Anyone can join this community. Join our discourse forums or our matrix chat, introduce yourself and jump into our sentence tools right away.

What we do

Sentence extraction

We have developed a tool to extract sentences from large sources of public domain text, with a focus easy-to-read corpus and Wikipedia.

This is the easiest and fastest way to get more than a million sentences as soon as possible for your language.

ℹ️ Please read the tool documentation on how to generate specific rules for your language.

⚠️ Important: Due to legal reasons Mozilla needs to be the one running the final extraction, so please don’t do any manual processing to the resulting extraction during your tests. We can apply manual clean-up after the final version is generated by Mozilla.

🔨 Skills required to help: Command line usage and git, familiar with regular expressions.

Sentence collection

We have also created a sentence collection tool that allows contributors to collect and validate sentences created by the community. You can use this tool also to import and clean-up small-to-medium-sized public domain corpus you have found or collected.

ℹ️ Please read the collector how-to before using this tool and check the community guidelines on how to validate sentences.

🔨 Skills required to help: Strong grammar knowledge of the target language you are contributing to.

Bulk submission

If you know of a public domain corpus of sentences with more than 100k sentences, you can manually submit a pull request to add this as a bulk dataset. However, you will need to manually perform QA (quality assurance) to make sure the sentences are valid and high-quality.

This Discourse post has a more detailed guide for how to do manual QA, but in brief:

We’re looking for less than 5% of error rate on the random sample. You can use this tool with a confidence level of 99% and a margin of error of 2% to determine the sample size you need to review.

Feel free to set up this QA however makes most sense for you, but here’s a sample Google Spreadsheets template.

Once the review is complete, submit a pull request with the # of sentences submitted, a link to the manual QA results, and the % error rate. Here’s an example PR.

Flagging problematic sentences

If you notice sentences that need to be deleted, first check what the source of the sentence is. If the file that the sentence is located in is called sentence-collector.txt, that means it was automatically exported from Sentence Collector. In that case, please file an issue on the Sentence Collector repo with a plaintext file of all of the problem sentences, with one sentence per line.

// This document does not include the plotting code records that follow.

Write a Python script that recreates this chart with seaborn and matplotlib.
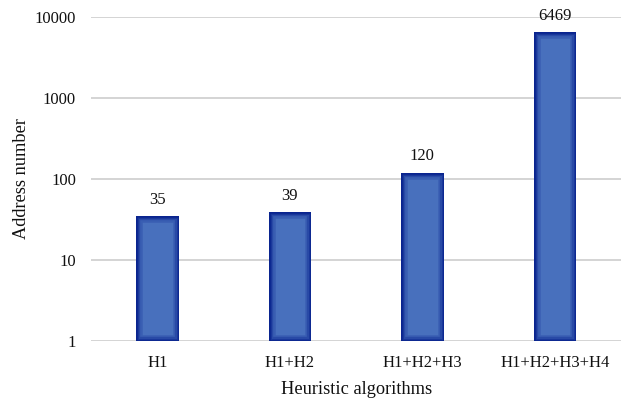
import matplotlib
matplotlib.use("Agg")
import matplotlib.pyplot as plt
import seaborn as sns
import pandas as pd
from matplotlib.patches import Rectangle

categories = ["H1", "H1+H2", "H1+H2+H3", "H1+H2+H3+H4"]
addresses = [35, 39, 120, 6469]
y_ticks = [1, 10, 100, 1000, 10000]
y_tick_labels = ["1", "10", "100", "1000", "10000"]

df = pd.DataFrame({"algorithm": categories, "addresses": addresses})

sns.set_theme(style="white")
plt.rcParams["font.family"] = ["Liberation Serif", "DejaVu Serif"]

fig = plt.figure(figsize=(6.21, 4.04), dpi=100)
ax = fig.add_axes([0.147, 0.156, 0.853, 0.802])
ax.set_yscale("log")

sns.barplot(data=df, x="algorithm", y="addresses", ax=ax, width=0.32,
            color="#4a6cba", saturation=1, edgecolor="none", zorder=3)

base = y_ticks[0]
# bars rise from the lowest decade; shade each darker toward its border
for patch, v in zip(list(ax.patches), addresses):
    patch.set_y(base)
    patch.set_height(v - base)
    patch.set_facecolor("#4870bd")
    for lw, a in [(9, 0.2), (6, 0.28), (3.5, 0.38), (1.8, 0.6)]:
        r = Rectangle(patch.get_xy(), patch.get_width(), patch.get_height(),
                      facecolor="none", edgecolor="#001888", linewidth=lw,
                      alpha=a, zorder=4)
        ax.add_patch(r)
        r.set_clip_path(patch)

for i, v in enumerate(addresses):
    ax.annotate(str(v), (i, v), xytext=(0, 6), textcoords="offset points",
                ha="center", va="bottom", fontsize=12, color="#111111",
                zorder=5)

ax.set_ylim(1, 10000)
ax.set_xlim(-0.5, 3.5)
ax.set_yticks(y_ticks)
ax.set_yticklabels(y_tick_labels)
ax.minorticks_off()
ax.yaxis.grid(True, color="#d4d4d4", linewidth=1.4, zorder=0)
ax.set_axisbelow(True)
for s in ax.spines.values():
    s.set_visible(False)
ax.tick_params(axis="both", length=0, labelsize=12, colors="#111111")
ax.tick_params(axis="y", pad=11)
ax.tick_params(axis="x", pad=10)

ax.set_xlabel("Heuristic algorithms", fontsize=13.2, color="#111111", labelpad=7)
ax.set_ylabel("Address number", fontsize=13.2, color="#111111", labelpad=3)

fig.savefig("out.png", dpi=100)
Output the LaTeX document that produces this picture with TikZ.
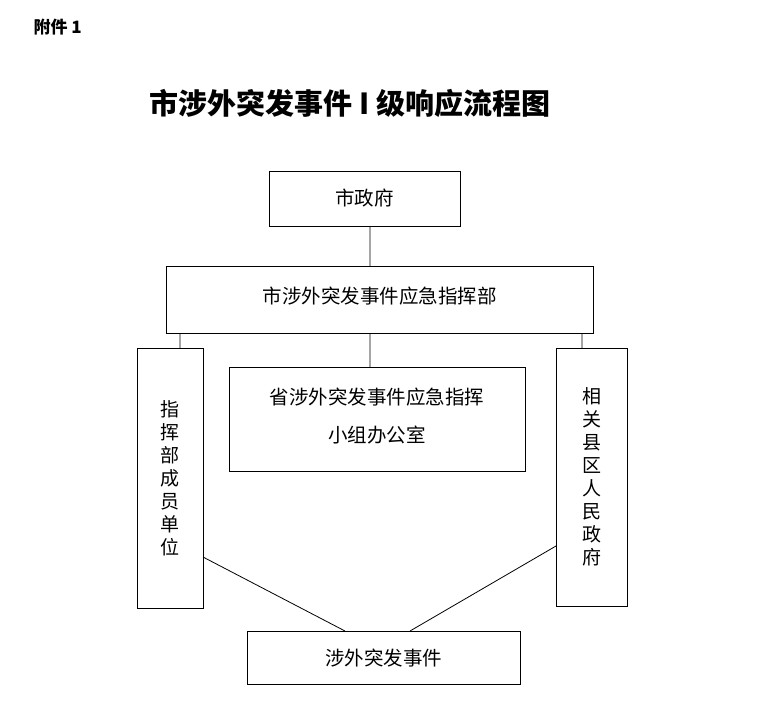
\documentclass[tikz,border=0pt]{standalone}
\usepackage{fontspec}
\setmainfont{Noto Sans CJK SC}
\begin{document}
\begin{tikzpicture}[x=1pt,y=-1pt,
  bx/.style={draw,line width=0.8pt},
  tx/.style={font=\fontsize{19.5}{22}\selectfont},
  vt/.style={font=\fontsize{19}{23}\selectfont,align=center}]
\useasboundingbox (0,0) rectangle (779,702);
\node[anchor=west,font=\bfseries\fontsize{17}{19}\selectfont] (att) at (30,27) {附件 1};
\node[font=\bfseries\fontsize{29}{32}\selectfont] (title) at (350,103) {市涉外突发事件 I 级响应流程图};
\draw[bx] (269,171) rectangle (460,226);
\node[tx] (govt) at (364.5,198) {市政府};
\draw[bx] (166,266) rectangle (593,333);
\node[tx] (cmd) at (379.5,296) {市涉外突发事件应急指挥部};
\draw[bx] (229,367) rectangle (525,471);
\node[tx,align=center] (prov) at (377,416) {省涉外突发事件应急指挥\\[16pt]小组办公室};
\draw[bx] (137,348) rectangle (203,608);
\node[vt] (mem) at (170,478) {指\\挥\\部\\成\\员\\单\\位};
\draw[bx] (556,348) rectangle (627,606);
\node[vt] (cty) at (591.5,477) {相\\关\\县\\区\\人\\民\\政\\府};
\draw[bx] (247,631) rectangle (520,684);
\node[tx] (evt) at (383.5,658) {涉外突发事件};
\coordinate (a1) at (370,226); \coordinate (a2) at (370,266);
\coordinate (b1) at (370,333); \coordinate (b2) at (370,367);
\coordinate (c1) at (180,333); \coordinate (c2) at (180,348);
\coordinate (d1) at (582,333); \coordinate (d2) at (582,348);
\coordinate (e1) at (203,557); \coordinate (e2) at (345,631);
\coordinate (f1) at (556,546); \coordinate (f2) at (410,631);
\draw[line width=0.8pt] (a1)--(a2) (b1)--(b2) (c1)--(c2) (d1)--(d2) (e1)--(e2) (f1)--(f2);
\end{tikzpicture}
\end{document}
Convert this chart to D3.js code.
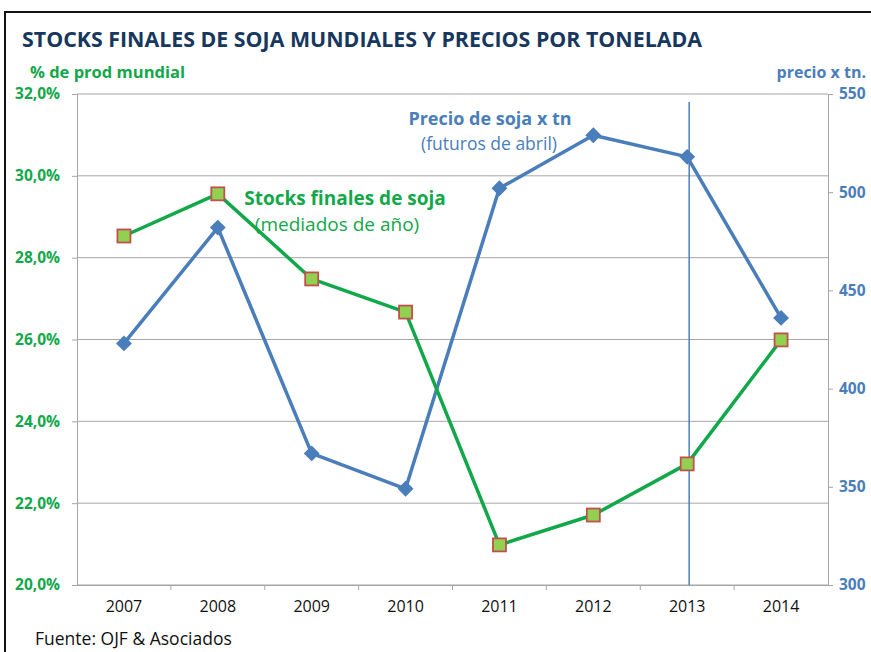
<!DOCTYPE html>
<html>
<head>
<meta charset="utf-8">
<script src="https://cdn.jsdelivr.net/npm/d3@7"></script>
<style>
  html, body { margin: 0; padding: 0; background: #fff; }
  svg { display: block; font-family: "Open Sans", "DejaVu Sans", sans-serif; }
</style>
</head>
<body>
<svg id="chart" width="871" height="652"></svg>
<script>
// soja: stocks finales (% prod mundial) vs precio por tonelada, dos ejes

const years = ["2007", "2008", "2009", "2010", "2011", "2012", "2013", "2014"];
const stocks = [28.53, 29.56, 27.48, 26.67, 20.98, 21.71, 22.96, 25.99];
const precio = [423, 482, 367, 349, 502, 529, 518, 436];
const leftTicks = [20, 22, 24, 26, 28, 30, 32];
const rightTicks = [300, 350, 400, 450, 500, 550];

const GREEN = "#12a84a", BLUE = "#4a7ebb", NAVY = "#17375e", GRID = "#a6a6a6";
const svg = d3.select("#chart");

const x0 = 77, x1 = 828, yTop = 94, yBot = 585;
const x = d3.scaleBand().domain(years).range([x0, x1]);
const yL = d3.scaleLinear().domain([20, 32]).range([yBot, yTop]);
const yR = d3.scaleLinear().domain([300, 550]).range([yBot, yTop]);
const cx = d => x(d) + x.bandwidth() / 2;

// frame
svg.append("rect").attr("x", 5).attr("y", 12).attr("width", 880).attr("height", 660)
  .attr("fill", "none").attr("stroke", "#111").attr("stroke-width", 2);

// title + axis titles
svg.append("text").text("STOCKS FINALES DE SOJA MUNDIALES Y PRECIOS POR TONELADA")
  .attr("x", 22).attr("y", 47).attr("fill", NAVY)
  .attr("textLength", 680).attr("lengthAdjust", "spacingAndGlyphs")
  .style("font", "bold 22px 'Open Sans', sans-serif");
svg.append("text").text("% de prod mundial").attr("x", 30).attr("y", 78)
  .attr("fill", GREEN).attr("textLength", 155).attr("lengthAdjust", "spacingAndGlyphs")
  .style("font", "bold 16px 'Open Sans', sans-serif");
svg.append("text").text("precio x tn.").attr("x", 866).attr("y", 78)
  .attr("text-anchor", "end").attr("fill", BLUE)
  .style("font", "bold 16px 'Open Sans', sans-serif");

// grid
svg.append("g").selectAll("line").data(leftTicks).join("line")
  .attr("x1", x0).attr("x2", x1)
  .attr("y1", d => yL(d)).attr("y2", d => yL(d))
  .attr("stroke", GRID).attr("stroke-width", 1);

// left axis
const gl = svg.append("g").attr("transform", `translate(${x0},0)`)
  .call(d3.axisLeft(yL).tickValues(leftTicks).tickSize(5).tickPadding(12)
    .tickFormat(d => d3.format(".1f")(d).replace(".", ",") + "%"));
gl.select(".domain").attr("stroke", GRID);
gl.selectAll(".tick line").attr("stroke", GRID);
gl.selectAll(".tick text").attr("fill", GREEN)
  .style("font", "bold 15.5px 'Open Sans', sans-serif");

// right axis
const gr = svg.append("g").attr("transform", `translate(${x1},0)`)
  .call(d3.axisRight(yR).tickValues(rightTicks).tickSize(5).tickPadding(6));
gr.select(".domain").attr("stroke", GRID);
gr.selectAll(".tick line").attr("stroke", GRID);
gr.selectAll(".tick text").attr("fill", BLUE)
  .style("font", "bold 15.5px 'Open Sans', sans-serif");

// bottom axis, ticks between categories
const gb = svg.append("g").attr("transform", `translate(0,${yBot})`)
  .call(d3.axisBottom(x).tickSize(0).tickPadding(16));
gb.select(".domain").attr("stroke", GRID);
gb.selectAll(".tick text").attr("fill", "#111")
  .style("font", "16px 'Open Sans', sans-serif");
svg.append("g").selectAll("line").data(years.slice(1)).join("line")
  .attr("x1", d => x(d)).attr("x2", d => x(d))
  .attr("y1", yBot).attr("y2", yBot + 5).attr("stroke", GRID);

// 2013 marker line
svg.append("line").attr("x1", cx("2013") + 2).attr("x2", cx("2013") + 2)
  .attr("y1", 102).attr("y2", yBot).attr("stroke", BLUE).attr("stroke-width", 1.5);

// price series
svg.append("path").datum(precio)
  .attr("d", d3.line().x((d, i) => cx(years[i])).y(d => yR(d)))
  .attr("fill", "none").attr("stroke", BLUE).attr("stroke-width", 3.5)
  .attr("stroke-linejoin", "round");
svg.append("g").selectAll("path").data(precio).join("path")
  .attr("d", d3.symbol(d3.symbolDiamond2, 160))
  .attr("transform", (d, i) => `translate(${cx(years[i])},${yR(d)})`)
  .attr("fill", BLUE);

// stocks series
svg.append("path").datum(stocks)
  .attr("d", d3.line().x((d, i) => cx(years[i])).y(d => yL(d)))
  .attr("fill", "none").attr("stroke", GREEN).attr("stroke-width", 3.5)
  .attr("stroke-linejoin", "round");
svg.append("g").selectAll("rect").data(stocks).join("rect")
  .attr("x", (d, i) => cx(years[i]) - 6.5).attr("y", d => yL(d) - 6.5)
  .attr("width", 13).attr("height", 13)
  .attr("fill", "#92d050").attr("stroke", "#c0504d").attr("stroke-width", 1.8);

// series labels
svg.append("text").text("Precio de soja x tn").attr("x", 490).attr("y", 125)
  .attr("text-anchor", "middle").attr("fill", BLUE)
  .style("font", "bold 18px 'Open Sans', sans-serif");
svg.append("text").text("(futuros de abril)").attr("x", 489).attr("y", 150)
  .attr("text-anchor", "middle").attr("fill", BLUE)
  .style("font", "17.5px 'Open Sans', sans-serif");
svg.append("text").text("Stocks finales de soja").attr("x", 345).attr("y", 205)
  .attr("text-anchor", "middle").attr("fill", GREEN)
  .style("font", "bold 19px 'Open Sans', sans-serif");
svg.append("text").text("(mediados de año)").attr("x", 337).attr("y", 231)
  .attr("text-anchor", "middle").attr("fill", GREEN)
  .style("font", "19px 'Open Sans', sans-serif");

// source
svg.append("text").text("Fuente: OJF & Asociados").attr("x", 35).attr("y", 645)
  .attr("fill", "#111").style("font", "17.5px 'Open Sans', sans-serif");
</script>
</body>
</html>
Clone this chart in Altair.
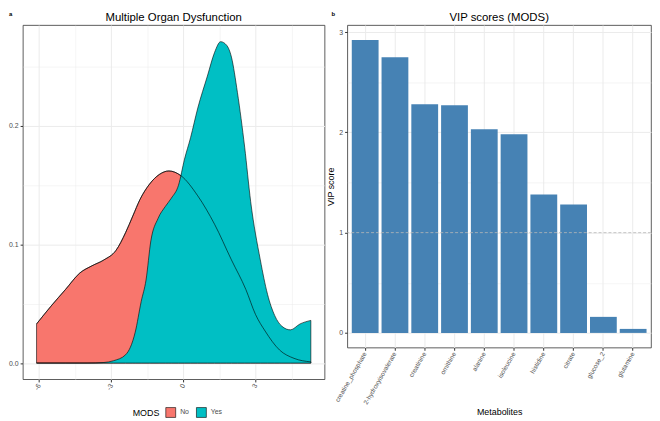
import altair as alt
import pandas as pd

# ---- Panel a: density estimates by MODS group ----
no_x = [-6.1, -5.5, -4.9, -4.3, -3.8, -3.3, -2.8, -2.4, -2.1, -1.8, -1.4, -1.0,
        -0.6, -0.1, 0.6, 1.3, 2.0, 2.6, 3.0, 3.4, 4.0, 4.6, 5.3]
no_y = [0.033, 0.048, 0.062, 0.076, 0.082, 0.087, 0.095, 0.110, 0.124, 0.138,
        0.151, 0.159, 0.162, 0.158, 0.141, 0.117, 0.087, 0.062, 0.041, 0.027,
        0.011, 0.004, 0.001]
yes_x = [-6.1, -4.0, -3.3, -2.9, -2.4, -2.0, -1.75, -1.55, -1.35, -1.05, -0.75,
         -0.5, -0.2, 0.05, 0.3, 0.6, 1.0, 1.3, 1.55, 1.8, 2.0, 2.25, 2.55, 2.8,
         3.2, 3.5, 3.8, 4.1, 4.45, 4.85, 5.3]
yes_y = [0.0, 0.0, 0.0005, 0.002, 0.007, 0.026, 0.052, 0.070, 0.103, 0.122,
         0.132, 0.139, 0.150, 0.172, 0.190, 0.215, 0.242, 0.262, 0.271, 0.268,
         0.258, 0.228, 0.182, 0.136, 0.087, 0.058, 0.040, 0.031, 0.028, 0.033,
         0.036]
groups = ["No", "Yes"]
group_colors = ["#F8766D", "#00BFC4"]

# ---- Panel b: VIP scores ----
metabolites = ["creatine_phosphate", "2-hydroxyisovalerate", "creatinine",
               "ornithine", "alanine", "isoleucine", "histidine", "citrate",
               "glucose_2", "glutamine"]
vip = [2.92, 2.75, 2.28, 2.27, 2.03, 1.98, 1.38, 1.28, 0.16, 0.04]
vip_threshold = [1]

left_title = "Multiple Organ Dysfunction"
right_title = "VIP scores (MODS)"

FONT = "Liberation Sans"
GRID = "#EBEBEB"
TICK = "#333333"
LAB = "#4D4D4D"

dens = pd.DataFrame({
    "x": no_x + yes_x,
    "density": no_y + yes_y,
    "MODS": [groups[0]] * len(no_x) + [groups[1]] * len(yes_x),
})
no_df = dens[dens["MODS"] == groups[0]]
vip_df = pd.DataFrame({"Metabolites": metabolites, "VIP score": vip})
thr_df = pd.DataFrame({"v": vip_threshold})

LW, LH = 305, 358
RW, RH = 307, 326

# ----- left panel -----
x_left = alt.X(
    "x:Q",
    scale=alt.Scale(domain=[-6.67, 5.87], nice=False, zero=False),
    axis=alt.Axis(
        title=None,
        values=[-6, -4.5, -3, -1.5, 0, 1.5, 3, 4.5],
        labelExpr="datum.value % 3 === 0 ? '' + datum.value : ''",
        labelAngle=-60,
        labelFontSize=7, labelColor=LAB, labelFont=FONT,
        tickSize=2.75,
        tickColor={"condition": {"test": "datum.value % 3 !== 0", "value": "transparent"}, "value": TICK},
        gridColor=GRID,
        gridWidth={"condition": {"test": "datum.value % 3 !== 0", "value": 0.5}, "value": 1},
        domain=False,
        labelPadding=2,
    ),
)
y_left = alt.Y(
    "density:Q",
    stack=None,
    scale=alt.Scale(domain=[-0.0136, 0.285], nice=False, zero=False),
    axis=alt.Axis(
        title=None,
        values=[0, 0.05, 0.1, 0.15, 0.2, 0.25],
        labelExpr="abs(datum.value * 10 - round(datum.value * 10)) < 1e-6 ? format(datum.value, '.1f') : ''",
        labelFontSize=7, labelColor=LAB, labelFont=FONT,
        tickSize=2.75,
        tickColor={"condition": {"test": "abs(datum.value * 10 - round(datum.value * 10)) > 1e-6", "value": "transparent"}, "value": TICK},
        gridColor=GRID,
        gridWidth={"condition": {"test": "abs(datum.value * 10 - round(datum.value * 10)) > 1e-6", "value": 0.5}, "value": 1},
        domain=False,
        labelPadding=2,
    ),
)

areas = alt.Chart(dens).mark_area(
    interpolate="monotone", stroke="black", strokeWidth=0.6, opacity=1
).encode(
    x=x_left,
    y=y_left,
    color=alt.Color(
        "MODS:N",
        scale=alt.Scale(domain=groups, range=group_colors),
        legend=alt.Legend(
            orient="none", legendX=111, legendY=386, direction="horizontal",
            titleOrient="left", title="MODS", titleFontSize=9, titleFont=FONT,
            titleFontWeight="normal", titleColor="black", titleBaseline="middle",
            labelFontSize=7, labelFont=FONT, labelColor=LAB,
            symbolType="square", symbolSize=100, symbolStrokeColor="black",
            symbolStrokeWidth=0.6, symbolOpacity=1, columnPadding=6,
            labelOffset=4, titlePadding=6,
        ),
    ),
    order=alt.Order("MODS:N"),
)

no_line = alt.Chart(no_df).mark_line(
    interpolate="monotone", color="black", strokeWidth=0.6
).encode(x="x:Q", y="density:Q")

left_title_mark = alt.Chart(pd.DataFrame({"t": [left_title]})).mark_text(
    fontSize=11.5, font=FONT, color="black", align="center", baseline="alphabetic"
).encode(text="t:N", x=alt.value(LW / 2), y=alt.value(-4))

left_letter = alt.Chart(pd.DataFrame({"t": ["a"]})).mark_text(
    fontSize=6, font=FONT, fontWeight="bold", color="black", align="left", baseline="alphabetic"
).encode(text="t:N", x=alt.value(-14), y=alt.value(-9))

left = alt.layer(areas, no_line, left_title_mark, left_letter).properties(
    width=LW, height=LH
)

# ----- right panel -----
bars = alt.Chart(vip_df).mark_bar(color="#4682B4").encode(
    x=alt.X(
        "Metabolites:N",
        sort=None,
        scale=alt.Scale(paddingInner=0.1, paddingOuter=0.15),
        axis=alt.Axis(
            title="Metabolites", titleFontSize=9, titleFont=FONT,
            titleFontWeight="normal", titleColor="black", titlePadding=2,
            labelAngle=-60, labelFontSize=6.5, labelColor=LAB, labelFont=FONT,
            tickSize=2.75, tickColor=TICK, gridColor=GRID, grid=True,
            domain=False, labelPadding=2,
        ),
    ),
    y=alt.Y(
        "VIP score:Q",
        scale=alt.Scale(domain=[-0.146, 3.07], nice=False, zero=False),
        axis=alt.Axis(
            title="VIP score", titleFontSize=9, titleFont=FONT,
            titleFontWeight="normal", titleColor="black", titlePadding=3,
            values=[0, 0.5, 1, 1.5, 2, 2.5, 3],
            labelExpr="datum.value % 1 === 0 ? '' + datum.value : ''",
            labelFontSize=7, labelColor=LAB, labelFont=FONT,
            tickSize=2.75,
            tickColor={"condition": {"test": "datum.value % 1 !== 0", "value": "transparent"}, "value": TICK},
            gridColor=GRID,
            gridWidth={"condition": {"test": "datum.value % 1 !== 0", "value": 0.5}, "value": 1},
            domain=False, labelPadding=2,
        ),
    ),
)

rule = alt.Chart(thr_df).mark_rule(
    color="#B8B8B8", strokeDash=[3, 2], strokeWidth=0.8
).encode(y="v:Q")

right_title_mark = alt.Chart(pd.DataFrame({"t": [right_title]})).mark_text(
    fontSize=11.5, font=FONT, color="black", align="center", baseline="alphabetic"
).encode(text="t:N", x=alt.value(RW / 2), y=alt.value(-4))

right_letter = alt.Chart(pd.DataFrame({"t": ["b"]})).mark_text(
    fontSize=6, font=FONT, fontWeight="bold", color="black", align="left", baseline="alphabetic"
).encode(text="t:N", x=alt.value(-16), y=alt.value(-9))

right = alt.layer(bars, rule, right_title_mark, right_letter).properties(
    width=RW, height=RH
)

chart = alt.hconcat(left, right, spacing=0).properties(padding=0).configure_view(
    stroke="#333333", strokeWidth=0.8
).configure_axis(
    labelFont=FONT, titleFont=FONT
)

chart.save("out.html", embed_options={"renderer": "svg", "actions": False})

If the sentence is from a different source, you can file a pull request that modifies the text file directly. If possible, also attach a separate plaintext file that has all of the problem sentences, with one sentence per line.

Automatic Translation

Some language communities have used automatic translation of high-resource languages corpus’ licensed under cc0 and adapted materials for cultural context in the language. After translating the texts, they have reviewed the sentences through the sentence collector. The Common Voice Team doesn’t have a formal position on automatic translation for sentence collection.

Tooling development

Contributors also develop, maintain and update the sentence extractor and collector code.

Collaborating with publishers of copyrighted works

We build relationships with organisations or individuals who would be happy to donate their text under a Public domain license.

⚠️ _Important: Due to legal reasons Mozilla you will have to confirm the agreement with the copyright owner. This process is outlined on cc0waiver_process page.

Roles

These are some roles you can take as part of this community.

Channels

💬 If your language already exists on Common Voice, make sure you check and join the local discourse and matrix room. If that’s not the case, please create a new topic on discourse asking for one to be created.